Copy the material below verbatim from the line with "Output the Python" to the line with "0.767, 0.729, 0.792]", both lines included, omitting pictures and every line outside that range.

** START **

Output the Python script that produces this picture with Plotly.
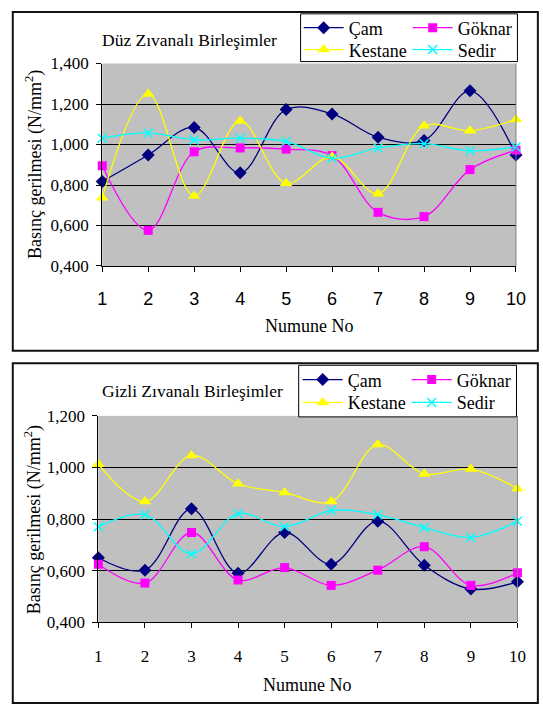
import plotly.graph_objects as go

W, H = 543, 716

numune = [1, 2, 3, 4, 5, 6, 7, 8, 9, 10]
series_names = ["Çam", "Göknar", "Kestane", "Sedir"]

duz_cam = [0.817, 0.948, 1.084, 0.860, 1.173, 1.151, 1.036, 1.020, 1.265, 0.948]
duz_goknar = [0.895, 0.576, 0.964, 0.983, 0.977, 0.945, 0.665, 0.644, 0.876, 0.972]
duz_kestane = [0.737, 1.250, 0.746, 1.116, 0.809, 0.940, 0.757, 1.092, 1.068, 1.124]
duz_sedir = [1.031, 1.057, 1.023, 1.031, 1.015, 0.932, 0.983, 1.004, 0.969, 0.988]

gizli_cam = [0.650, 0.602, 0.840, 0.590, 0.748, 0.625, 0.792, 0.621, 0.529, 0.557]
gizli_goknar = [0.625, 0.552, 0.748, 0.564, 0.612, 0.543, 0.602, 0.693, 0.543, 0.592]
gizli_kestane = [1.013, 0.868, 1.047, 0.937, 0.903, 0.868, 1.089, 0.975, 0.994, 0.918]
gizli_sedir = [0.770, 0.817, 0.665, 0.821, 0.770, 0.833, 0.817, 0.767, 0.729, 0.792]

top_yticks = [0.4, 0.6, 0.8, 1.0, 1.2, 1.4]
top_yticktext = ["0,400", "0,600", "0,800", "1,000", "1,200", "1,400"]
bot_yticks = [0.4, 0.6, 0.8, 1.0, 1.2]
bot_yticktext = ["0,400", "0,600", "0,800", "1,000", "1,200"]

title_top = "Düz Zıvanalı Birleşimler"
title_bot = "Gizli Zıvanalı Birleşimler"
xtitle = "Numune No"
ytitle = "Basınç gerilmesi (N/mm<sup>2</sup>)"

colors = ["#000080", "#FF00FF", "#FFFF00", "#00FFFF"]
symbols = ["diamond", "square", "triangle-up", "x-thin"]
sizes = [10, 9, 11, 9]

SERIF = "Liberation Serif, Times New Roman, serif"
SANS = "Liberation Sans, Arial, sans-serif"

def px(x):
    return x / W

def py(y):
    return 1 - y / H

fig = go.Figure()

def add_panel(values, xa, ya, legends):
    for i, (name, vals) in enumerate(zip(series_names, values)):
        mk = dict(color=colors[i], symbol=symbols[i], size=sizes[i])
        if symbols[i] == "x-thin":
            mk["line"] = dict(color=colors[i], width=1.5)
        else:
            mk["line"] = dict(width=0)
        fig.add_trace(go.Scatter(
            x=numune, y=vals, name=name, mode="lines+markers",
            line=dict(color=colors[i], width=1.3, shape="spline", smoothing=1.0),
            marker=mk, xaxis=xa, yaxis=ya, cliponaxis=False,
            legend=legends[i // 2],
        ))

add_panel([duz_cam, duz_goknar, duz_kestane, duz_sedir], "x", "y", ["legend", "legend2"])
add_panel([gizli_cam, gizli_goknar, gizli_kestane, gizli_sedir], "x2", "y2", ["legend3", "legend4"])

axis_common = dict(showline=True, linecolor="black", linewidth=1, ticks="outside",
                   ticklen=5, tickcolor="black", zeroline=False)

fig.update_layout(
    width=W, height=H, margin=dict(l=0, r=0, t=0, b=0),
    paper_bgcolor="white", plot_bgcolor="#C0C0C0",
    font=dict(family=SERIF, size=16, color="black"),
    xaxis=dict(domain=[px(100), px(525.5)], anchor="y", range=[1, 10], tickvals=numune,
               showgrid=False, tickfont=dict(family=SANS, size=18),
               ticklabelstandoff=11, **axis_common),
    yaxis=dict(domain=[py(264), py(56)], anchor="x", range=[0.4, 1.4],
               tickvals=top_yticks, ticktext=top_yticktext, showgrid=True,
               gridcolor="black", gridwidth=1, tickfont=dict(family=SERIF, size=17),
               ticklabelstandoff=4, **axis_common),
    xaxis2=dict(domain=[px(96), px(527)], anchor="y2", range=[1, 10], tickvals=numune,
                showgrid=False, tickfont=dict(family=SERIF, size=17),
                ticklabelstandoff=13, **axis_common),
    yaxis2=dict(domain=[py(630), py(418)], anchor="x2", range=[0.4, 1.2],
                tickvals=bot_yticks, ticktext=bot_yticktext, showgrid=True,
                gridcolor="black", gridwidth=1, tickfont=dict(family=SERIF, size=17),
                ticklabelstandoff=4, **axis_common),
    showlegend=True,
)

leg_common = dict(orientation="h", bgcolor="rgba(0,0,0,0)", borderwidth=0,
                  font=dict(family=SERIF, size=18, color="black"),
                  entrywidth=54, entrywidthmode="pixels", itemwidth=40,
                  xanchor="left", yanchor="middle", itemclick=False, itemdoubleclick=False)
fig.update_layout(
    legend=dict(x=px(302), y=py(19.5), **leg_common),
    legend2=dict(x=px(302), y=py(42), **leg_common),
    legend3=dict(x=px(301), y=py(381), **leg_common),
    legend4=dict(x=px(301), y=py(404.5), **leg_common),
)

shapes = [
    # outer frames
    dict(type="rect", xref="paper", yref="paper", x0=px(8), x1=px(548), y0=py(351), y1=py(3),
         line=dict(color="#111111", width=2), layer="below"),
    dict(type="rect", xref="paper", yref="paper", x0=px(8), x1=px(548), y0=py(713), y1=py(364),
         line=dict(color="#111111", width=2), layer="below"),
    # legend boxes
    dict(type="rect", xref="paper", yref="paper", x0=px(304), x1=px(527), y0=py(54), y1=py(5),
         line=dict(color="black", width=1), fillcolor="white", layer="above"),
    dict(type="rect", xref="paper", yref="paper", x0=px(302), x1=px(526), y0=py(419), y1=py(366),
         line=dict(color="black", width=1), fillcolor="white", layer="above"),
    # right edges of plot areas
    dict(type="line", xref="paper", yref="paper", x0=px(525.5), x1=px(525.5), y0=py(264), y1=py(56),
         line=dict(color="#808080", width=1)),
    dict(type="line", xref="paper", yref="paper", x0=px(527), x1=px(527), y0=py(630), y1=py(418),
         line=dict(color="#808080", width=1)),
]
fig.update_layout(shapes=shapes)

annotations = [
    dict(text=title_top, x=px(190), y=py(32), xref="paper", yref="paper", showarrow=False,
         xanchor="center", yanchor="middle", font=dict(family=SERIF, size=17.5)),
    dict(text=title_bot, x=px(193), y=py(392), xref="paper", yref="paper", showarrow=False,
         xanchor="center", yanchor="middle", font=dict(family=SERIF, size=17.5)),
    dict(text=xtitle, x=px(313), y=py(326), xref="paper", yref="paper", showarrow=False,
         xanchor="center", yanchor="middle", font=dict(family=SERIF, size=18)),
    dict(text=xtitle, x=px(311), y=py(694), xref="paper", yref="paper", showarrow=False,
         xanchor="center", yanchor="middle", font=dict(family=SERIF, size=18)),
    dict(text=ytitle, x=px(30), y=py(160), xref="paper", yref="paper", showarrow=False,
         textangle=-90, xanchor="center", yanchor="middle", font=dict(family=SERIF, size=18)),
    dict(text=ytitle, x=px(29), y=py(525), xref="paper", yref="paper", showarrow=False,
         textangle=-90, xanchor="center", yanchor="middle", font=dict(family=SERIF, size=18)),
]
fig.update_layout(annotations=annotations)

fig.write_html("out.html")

** END **
** START **

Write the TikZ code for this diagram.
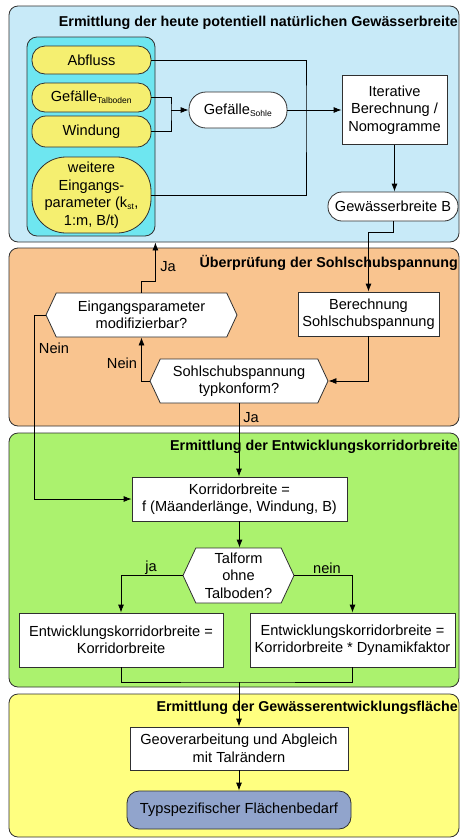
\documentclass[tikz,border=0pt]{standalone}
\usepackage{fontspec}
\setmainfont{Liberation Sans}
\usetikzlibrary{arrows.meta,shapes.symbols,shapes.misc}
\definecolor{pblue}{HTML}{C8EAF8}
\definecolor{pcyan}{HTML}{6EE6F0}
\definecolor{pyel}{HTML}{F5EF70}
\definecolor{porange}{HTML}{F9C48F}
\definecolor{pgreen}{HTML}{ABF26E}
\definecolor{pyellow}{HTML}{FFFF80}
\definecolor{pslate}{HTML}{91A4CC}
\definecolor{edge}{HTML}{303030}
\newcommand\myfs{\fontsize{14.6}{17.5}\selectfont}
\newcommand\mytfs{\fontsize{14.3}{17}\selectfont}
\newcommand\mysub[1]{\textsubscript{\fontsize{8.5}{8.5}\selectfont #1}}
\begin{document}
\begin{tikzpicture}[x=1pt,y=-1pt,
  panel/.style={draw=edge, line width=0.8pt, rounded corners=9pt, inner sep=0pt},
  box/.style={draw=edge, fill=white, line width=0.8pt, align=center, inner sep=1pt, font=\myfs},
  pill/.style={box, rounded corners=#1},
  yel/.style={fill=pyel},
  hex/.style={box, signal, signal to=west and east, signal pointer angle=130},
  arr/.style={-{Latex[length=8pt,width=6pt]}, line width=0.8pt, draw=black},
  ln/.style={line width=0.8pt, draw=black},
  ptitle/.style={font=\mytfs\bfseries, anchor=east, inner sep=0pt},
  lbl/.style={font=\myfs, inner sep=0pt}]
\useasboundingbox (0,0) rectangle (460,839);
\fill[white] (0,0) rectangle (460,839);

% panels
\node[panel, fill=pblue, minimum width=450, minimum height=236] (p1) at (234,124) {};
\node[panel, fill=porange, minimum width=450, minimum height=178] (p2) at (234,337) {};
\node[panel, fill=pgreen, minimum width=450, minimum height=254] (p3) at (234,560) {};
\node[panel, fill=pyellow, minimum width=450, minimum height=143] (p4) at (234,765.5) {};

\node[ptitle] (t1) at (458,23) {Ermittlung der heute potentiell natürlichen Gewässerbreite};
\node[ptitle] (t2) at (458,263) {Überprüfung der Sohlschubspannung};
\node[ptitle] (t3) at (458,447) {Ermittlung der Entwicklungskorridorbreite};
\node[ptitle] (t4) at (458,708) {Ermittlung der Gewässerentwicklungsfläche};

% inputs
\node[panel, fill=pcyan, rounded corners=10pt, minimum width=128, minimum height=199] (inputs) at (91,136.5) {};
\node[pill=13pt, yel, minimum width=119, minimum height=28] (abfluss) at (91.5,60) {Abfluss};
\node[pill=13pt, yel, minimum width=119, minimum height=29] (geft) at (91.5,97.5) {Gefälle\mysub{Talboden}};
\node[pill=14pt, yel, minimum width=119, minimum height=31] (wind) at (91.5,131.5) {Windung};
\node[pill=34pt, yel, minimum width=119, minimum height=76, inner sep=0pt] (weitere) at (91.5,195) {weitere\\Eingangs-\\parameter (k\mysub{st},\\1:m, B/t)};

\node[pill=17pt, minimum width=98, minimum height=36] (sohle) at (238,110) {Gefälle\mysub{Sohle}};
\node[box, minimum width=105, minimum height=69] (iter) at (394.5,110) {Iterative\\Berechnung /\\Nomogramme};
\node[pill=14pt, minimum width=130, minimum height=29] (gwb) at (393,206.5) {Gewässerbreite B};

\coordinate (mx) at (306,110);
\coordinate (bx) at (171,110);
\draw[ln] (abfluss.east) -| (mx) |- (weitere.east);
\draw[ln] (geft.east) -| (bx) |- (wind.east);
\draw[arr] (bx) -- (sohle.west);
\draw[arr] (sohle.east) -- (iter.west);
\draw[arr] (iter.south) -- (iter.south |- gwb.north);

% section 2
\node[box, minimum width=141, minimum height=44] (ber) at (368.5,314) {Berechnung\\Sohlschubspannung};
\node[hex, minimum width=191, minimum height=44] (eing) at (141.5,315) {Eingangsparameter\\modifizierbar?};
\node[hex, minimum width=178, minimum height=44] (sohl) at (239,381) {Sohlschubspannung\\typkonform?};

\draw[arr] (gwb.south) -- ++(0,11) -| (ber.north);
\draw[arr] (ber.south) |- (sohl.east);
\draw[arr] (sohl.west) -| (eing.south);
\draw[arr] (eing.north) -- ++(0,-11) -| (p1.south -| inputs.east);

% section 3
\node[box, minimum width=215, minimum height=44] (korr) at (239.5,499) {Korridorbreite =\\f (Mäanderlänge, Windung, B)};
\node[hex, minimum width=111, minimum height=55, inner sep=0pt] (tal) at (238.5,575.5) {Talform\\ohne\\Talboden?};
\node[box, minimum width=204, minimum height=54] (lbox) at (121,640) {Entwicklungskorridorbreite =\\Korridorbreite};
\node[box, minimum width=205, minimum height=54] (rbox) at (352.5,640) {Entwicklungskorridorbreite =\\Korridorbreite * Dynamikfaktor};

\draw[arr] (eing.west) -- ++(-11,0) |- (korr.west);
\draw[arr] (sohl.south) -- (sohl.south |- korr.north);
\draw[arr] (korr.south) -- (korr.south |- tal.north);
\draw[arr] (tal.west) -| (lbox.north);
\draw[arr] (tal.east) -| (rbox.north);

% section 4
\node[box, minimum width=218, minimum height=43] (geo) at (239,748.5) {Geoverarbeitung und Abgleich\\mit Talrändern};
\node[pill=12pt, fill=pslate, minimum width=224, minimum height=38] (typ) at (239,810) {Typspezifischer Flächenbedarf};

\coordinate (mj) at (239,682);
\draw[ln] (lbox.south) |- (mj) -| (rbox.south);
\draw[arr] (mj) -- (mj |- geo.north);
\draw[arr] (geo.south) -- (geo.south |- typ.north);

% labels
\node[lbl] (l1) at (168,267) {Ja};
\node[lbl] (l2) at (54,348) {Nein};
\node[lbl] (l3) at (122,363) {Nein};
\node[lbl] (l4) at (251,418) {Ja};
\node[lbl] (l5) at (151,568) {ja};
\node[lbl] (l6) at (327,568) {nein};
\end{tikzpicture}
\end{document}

** END **

» **EXPECTED ANSWER**
Output the Python script that produces this picture with Plotly.
import plotly.graph_objects as go

W, H = 543, 716

numune = [1, 2, 3, 4, 5, 6, 7, 8, 9, 10]
series_names = ["Çam", "Göknar", "Kestane", "Sedir"]

duz_cam = [0.817, 0.948, 1.084, 0.860, 1.173, 1.151, 1.036, 1.020, 1.265, 0.948]
duz_goknar = [0.895, 0.576, 0.964, 0.983, 0.977, 0.945, 0.665, 0.644, 0.876, 0.972]
duz_kestane = [0.737, 1.250, 0.746, 1.116, 0.809, 0.940, 0.757, 1.092, 1.068, 1.124]
duz_sedir = [1.031, 1.057, 1.023, 1.031, 1.015, 0.932, 0.983, 1.004, 0.969, 0.988]

gizli_cam = [0.650, 0.602, 0.840, 0.590, 0.748, 0.625, 0.792, 0.621, 0.529, 0.557]
gizli_goknar = [0.625, 0.552, 0.748, 0.564, 0.612, 0.543, 0.602, 0.693, 0.543, 0.592]
gizli_kestane = [1.013, 0.868, 1.047, 0.937, 0.903, 0.868, 1.089, 0.975, 0.994, 0.918]
gizli_sedir = [0.770, 0.817, 0.665, 0.821, 0.770, 0.833, 0.817, 0.767, 0.729, 0.792]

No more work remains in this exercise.